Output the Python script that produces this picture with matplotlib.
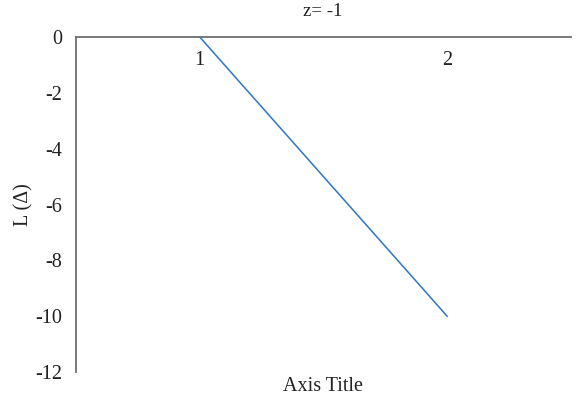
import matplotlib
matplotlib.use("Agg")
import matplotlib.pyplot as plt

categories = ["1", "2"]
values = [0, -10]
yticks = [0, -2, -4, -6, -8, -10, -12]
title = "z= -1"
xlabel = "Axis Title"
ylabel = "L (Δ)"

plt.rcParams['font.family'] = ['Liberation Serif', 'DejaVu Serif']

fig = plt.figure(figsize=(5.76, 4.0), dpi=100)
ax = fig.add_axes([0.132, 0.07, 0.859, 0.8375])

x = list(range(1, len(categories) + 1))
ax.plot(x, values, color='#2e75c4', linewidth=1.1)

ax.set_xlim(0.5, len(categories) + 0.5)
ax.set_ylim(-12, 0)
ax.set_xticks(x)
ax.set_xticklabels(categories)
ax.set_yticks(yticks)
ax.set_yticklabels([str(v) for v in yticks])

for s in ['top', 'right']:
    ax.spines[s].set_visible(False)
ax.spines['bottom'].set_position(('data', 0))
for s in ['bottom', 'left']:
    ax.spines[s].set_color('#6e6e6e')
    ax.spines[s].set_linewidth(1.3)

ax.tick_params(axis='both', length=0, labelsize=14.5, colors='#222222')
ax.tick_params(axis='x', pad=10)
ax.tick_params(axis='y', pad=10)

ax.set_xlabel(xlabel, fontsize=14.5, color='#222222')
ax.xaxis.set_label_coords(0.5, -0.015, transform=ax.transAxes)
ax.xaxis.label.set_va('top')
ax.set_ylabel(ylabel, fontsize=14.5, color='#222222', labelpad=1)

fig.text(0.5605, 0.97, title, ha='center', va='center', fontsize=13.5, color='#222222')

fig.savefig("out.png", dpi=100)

________________________________________

• _EXERCISE PROMPT_:
Wherever the word "matplotlib" occurs in a line of the listing, copy that line.

• _WRITTEN ANSWER_:
Output the Python script that produces this picture with matplotlib.
import matplotlib
matplotlib.use("Agg")
import matplotlib.pyplot as plt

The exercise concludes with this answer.